A similar scenario exists in the banking sector where people own several accounts with different banks. Expediency, fraud and dissatisfaction, among others, often underline the ownership of many accounts. We shall return to this in a bit.
A closer examination of why millions of Nigerians stick with a telco or bank will show that it is not due to customer satisfaction, which naturally engenders loyalty. They are simply stuck. In the case of mobile lines, millions of people, having become associated with specific numbers, have no choice but to stick with the number, often the individual’s first line. Instead of abandoning it, they acquire other lines. This is common among men, while women frequently change or abandon numbers as many times as they become disenchanted or misplace the phone.
I have personally been using a line since September 2001, bought shortly after Econet and MTN launched in Nigeria. The purchase was facilitated by the company I was working for then, and most of the pioneer employees of that organization still use their numbers even today. I hardly avail anyone of my other numbers, despite my dissatisfaction with the first line. This is not the outcome of loyalty, it is just being trapped.
The huge subscriber base and profit margins proudly flaunted every year by banks and telcos as indicative of success cannot be traced to quality of service or operational efficiency, which propels customer satisfaction and loyalty. It is the result of limited choices and/or frustration traceable to Nigeria’s debilitating operating environment.

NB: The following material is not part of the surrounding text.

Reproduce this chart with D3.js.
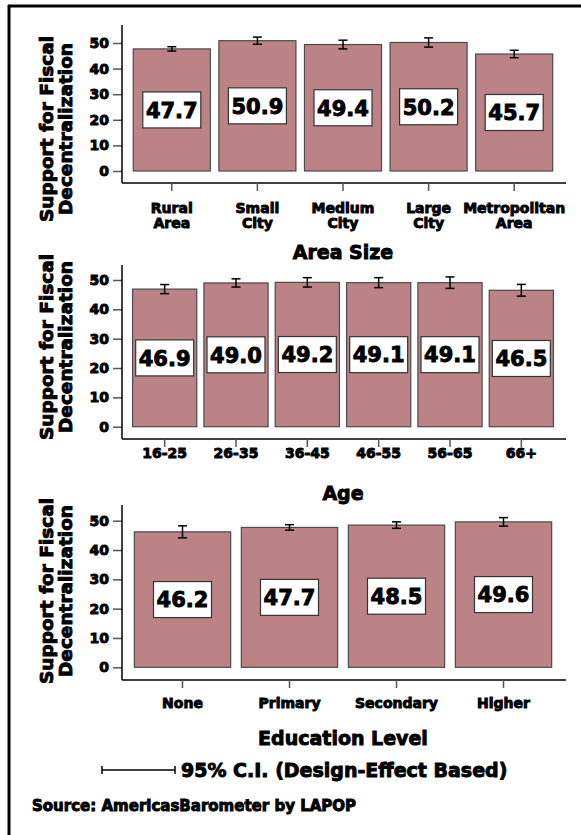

Apart from MTN, despite its bohemian arrogance, the other networks seem to have completely forgotten the essence of customer satisfaction. The ‘NEPA’ or ‘government’ mindset has become entrenched in their marketing templates so much so that they operate as if they are doing the customer a favour rather than offering a service that is paid for. They seem so satisfied with the existing jaundiced loyalty to the extent that creativity and innovation have become defunct marketing imperatives. What they do now is essentially exploit gaps in regulation and a stifling environment, while offering ‘buy one and get one free’ as marketing and branding stunts.
The banking and telecoms sectors in Nigeria are famous or perhaps infamous for brandishing figures as part of credential parade to hoodwink new customers or reassure other stakeholders. Of course, it is a global practice for quoted companies to publish their financial statements, but the intention is not necessarily to delude customers as is the case in Nigeria. It is a way of informing shareholders of the health of their company.

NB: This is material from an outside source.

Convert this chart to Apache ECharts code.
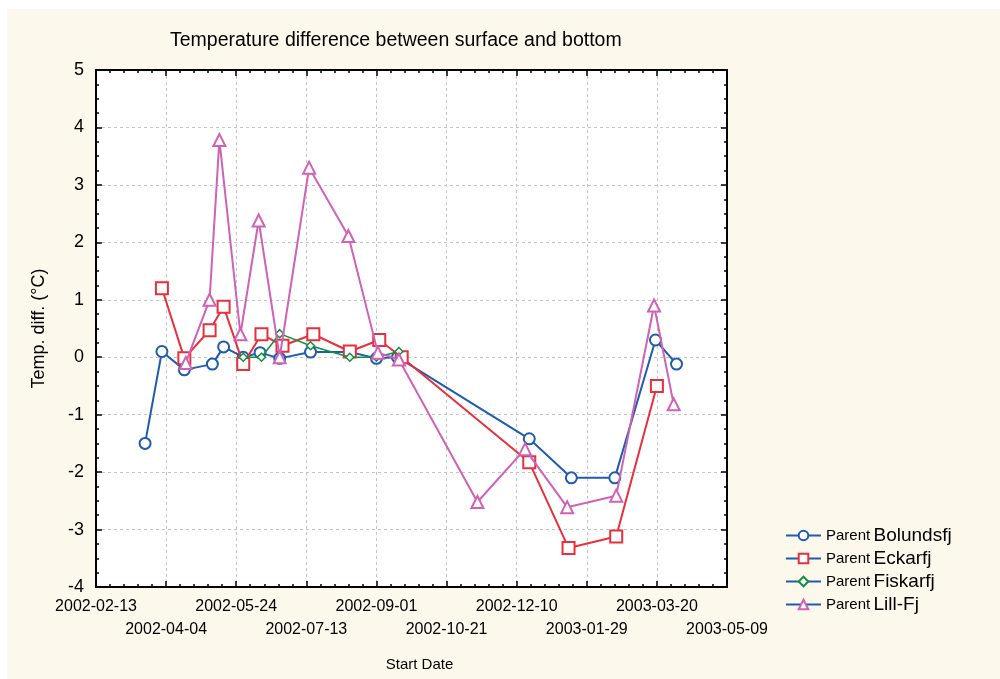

For the telcos, flaunting the subscriber base is a way of reinforcing market ranking although there are only four of them. There is no authoritative survey yet that indicates that the growing subscriber base can be tracked to efficient service delivery. Vulnerability of the customer will be a major factor. For the banks, a huge profit declaration is indicative of sound health and a reason to bank with them. Can anyone attribute these profit margins to clean business? No. It made the headlines recently that the son of a former governor and current senator, who himself is the speaker of their state’s house of assembly, had hundreds of bank accounts, many of them with a single bank. Does it need a soothsayer to know that these accounts are for dubious purposes, especially for someone not associated with any business apart from holding a political office? Can the banks feign innocence of the malfeasance?

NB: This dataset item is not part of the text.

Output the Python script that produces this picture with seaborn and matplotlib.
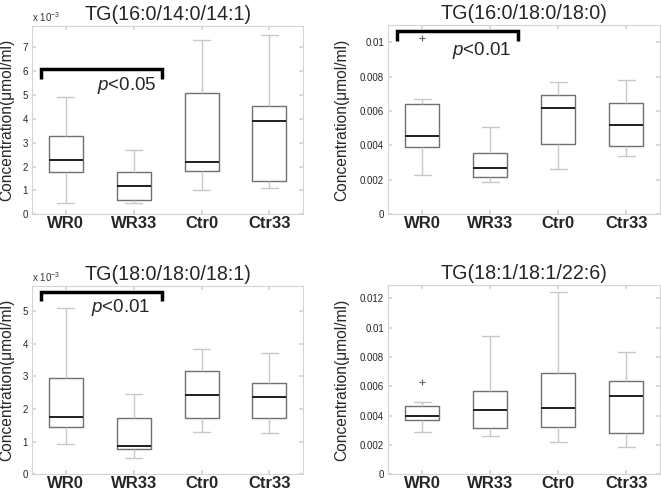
import matplotlib
matplotlib.use("Agg")
import matplotlib.pyplot as plt
from matplotlib.ticker import FuncFormatter
import numpy as np
import pandas as pd
import seaborn as sns

# Данные: [нижний ус, Q1, медиана, Q3, верхний ус]
groups = ["WR0", "WR33", "Ctr0", "Ctr33"]

# TG(16:0/14:0/14:1), единицы x 10^-3
tg1_wr0 = [0.49, 1.77, 2.27, 3.28, 4.94]
tg1_wr33 = [0.49, 0.61, 1.18, 1.78, 2.70]
tg1_ctr0 = [1.02, 1.82, 2.20, 5.07, 7.33]
tg1_ctr33 = [1.10, 1.39, 3.90, 4.56, 7.54]

# TG(16:0/18:0/18:0)
tg2_wr0 = [0.00230, 0.00393, 0.00455, 0.00640, 0.00671]
tg2_wr33 = [0.00188, 0.00219, 0.00269, 0.00356, 0.00509]
tg2_ctr0 = [0.00263, 0.00410, 0.00615, 0.00692, 0.00770]
tg2_ctr33 = [0.00340, 0.00398, 0.00518, 0.00646, 0.00778]
tg2_outliers = {"WR0": [0.01023]}

# TG(18:0/18:0/18:1), единицы x 10^-3
tg3_wr0 = [0.92, 1.46, 1.76, 2.96, 5.11]
tg3_wr33 = [0.49, 0.77, 0.87, 1.73, 2.47]
tg3_ctr0 = [1.31, 1.73, 2.43, 3.16, 3.83]
tg3_ctr33 = [1.26, 1.73, 2.37, 2.81, 3.72]

# TG(18:1/18:1/22:6)
tg4_wr0 = [0.00286, 0.00368, 0.00398, 0.00468, 0.00491]
tg4_wr33 = [0.00259, 0.00316, 0.00436, 0.00570, 0.00943]
tg4_ctr0 = [0.00218, 0.00320, 0.00450, 0.00691, 0.01239]
tg4_ctr33 = [0.00186, 0.00284, 0.00536, 0.00634, 0.00836]
tg4_outliers = {"WR0": [0.00632]}

panels = [
    dict(title="TG(16:0/14:0/14:1)", data=[tg1_wr0, tg1_wr33, tg1_ctr0, tg1_ctr33],
         outliers={}, ylim=7.9, ticks=np.arange(0, 8, 1), scaled=True,
         bracket=(6.10, 5.68), ptext="<0.05", ppos=(1.34, 5.42),
         pos=[32, 26, 303.3, 214.3], ylab_x=-0.066),
    dict(title="TG(16:0/18:0/18:0)", data=[tg2_wr0, tg2_wr33, tg2_ctr0, tg2_ctr33],
         outliers=tg2_outliers, ylim=0.011, ticks=np.arange(0, 0.0101, 0.002), scaled=False,
         bracket=(0.01064, 0.01006), ptext="<0.01", ppos=(1.31, 0.00953),
         pos=[388.3, 25, 660.3, 214.3], ylab_x=-0.143),
    dict(title="TG(18:0/18:0/18:1)", data=[tg3_wr0, tg3_wr33, tg3_ctr0, tg3_ctr33],
         outliers={}, ylim=5.78, ticks=np.arange(0, 6, 1), scaled=True,
         bracket=(5.59, 5.31), ptext="<0.01", ppos=(1.24, 5.10),
         pos=[32, 285.7, 303.3, 474.3], ylab_x=-0.066),
    dict(title="TG(18:1/18:1/22:6)", data=[tg4_wr0, tg4_wr33, tg4_ctr0, tg4_ctr33],
         outliers=tg4_outliers, ylim=0.0129, ticks=np.arange(0, 0.0121, 0.002), scaled=False,
         bracket=None, pos=[388.3, 285, 660.3, 474.3], ylab_x=-0.143),
]

sns.set_theme(style="white")
plt.rcParams["font.family"] = ["Liberation Sans", "DejaVu Sans"]
plt.rcParams["mathtext.fontset"] = "custom"
plt.rcParams["mathtext.rm"] = "Liberation Sans"
plt.rcParams["mathtext.it"] = "Liberation Sans:italic"

W, H = 661, 491
fig = plt.figure(figsize=(W / 100, H / 100), dpi=100)

light = "#c8c8c8"
frame = "#d4d4d4"
boxc = "#707070"

for p in panels:
    l, t, r, b = p["pos"]
    ax = fig.add_axes([l / W, 1 - b / H, (r - l) / W, (b - t) / H])

    df = pd.DataFrame({
        "group": np.repeat(groups, 5),
        "value": np.concatenate(p["data"]),
    })
    sns.boxplot(data=df, x="group", y="value", order=groups, whis=(0, 100),
                width=0.5, fill=False, showfliers=False, ax=ax,
                boxprops=dict(color=boxc, linewidth=1.0),
                whiskerprops=dict(color=light, linewidth=1.0, linestyle="-"),
                capprops=dict(color=light, linewidth=1.0),
                medianprops=dict(color="#1e1e1e", linewidth=1.4))

    # выбросы
    for g, vals in p["outliers"].items():
        odf = pd.DataFrame({"group": [g] * len(vals), "value": vals})
        sns.stripplot(data=odf, x="group", y="value", order=groups, jitter=False,
                      marker="+", color="#666666", size=4, linewidth=0.8, ax=ax)

    ax.set_xlim(-0.5, 3.5)
    ax.set_ylim(0, p["ylim"])
    ax.set_yticks(p["ticks"])
    ax.yaxis.set_major_formatter(FuncFormatter(lambda v, pos: "%g" % round(v, 6)))
    ax.tick_params(axis="y", labelsize=7, direction="in", length=3, color=frame,
                   left=True, right=True, pad=3)
    ax.tick_params(axis="x", labelsize=12, direction="in", length=3, color=frame,
                   bottom=True, top=True, pad=1.5)
    for lab in ax.get_xticklabels():
        lab.set_fontweight("bold")
    for s in ax.spines.values():
        s.set_color(frame)
        s.set_linewidth(0.8)

    ax.set_xlabel("")
    ax.set_ylabel("Concentration(μmol/ml)", fontsize=11.2)
    ax.yaxis.set_label_coords(p["ylab_x"], 0.5)
    ax.set_title(p["title"], fontsize=14.2, pad=4)

    if p["scaled"]:
        ax.text(0.0, 1.01, r"x 10$^{-3}$", transform=ax.transAxes, fontsize=7,
                ha="left", va="bottom", color="#333333")

    if p["bracket"] is not None:
        top, low = p["bracket"]
        ax.plot([-0.37, -0.37, 1.41, 1.41], [low, top, top, low], color="black",
                linewidth=2.5, solid_capstyle="butt", solid_joinstyle="miter", clip_on=False)
        ax.text(p["ppos"][0], p["ppos"][1], "$p$" + p["ptext"], fontsize=13.5,
                ha="right", va="center")

fig.savefig("out.png", dpi=100)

Some of the profits being announced by players in these sectors are nothing more than proceeds of fraud as they are largely contrived charges unconnected to actual service delivery. Unethical indulgence is now a norm in these sectors and more. Regulators often turn a blind eye or give them a slap on the wrist.
Client acquisition and retention has gone beyond positioning at the ‘buy’ point to offer needless incentives. Instead, it entails scanning the entire decision-making process and offering appropriate motivation or drivers that would nudge the customer towards patronage.
Ultimately, it will be nice to see customers in Nigeria who stick with a brand on the strength of satisfaction derived from its products and services. That will only happen when the customer is placed at the top of the pyramid, not elsewhere.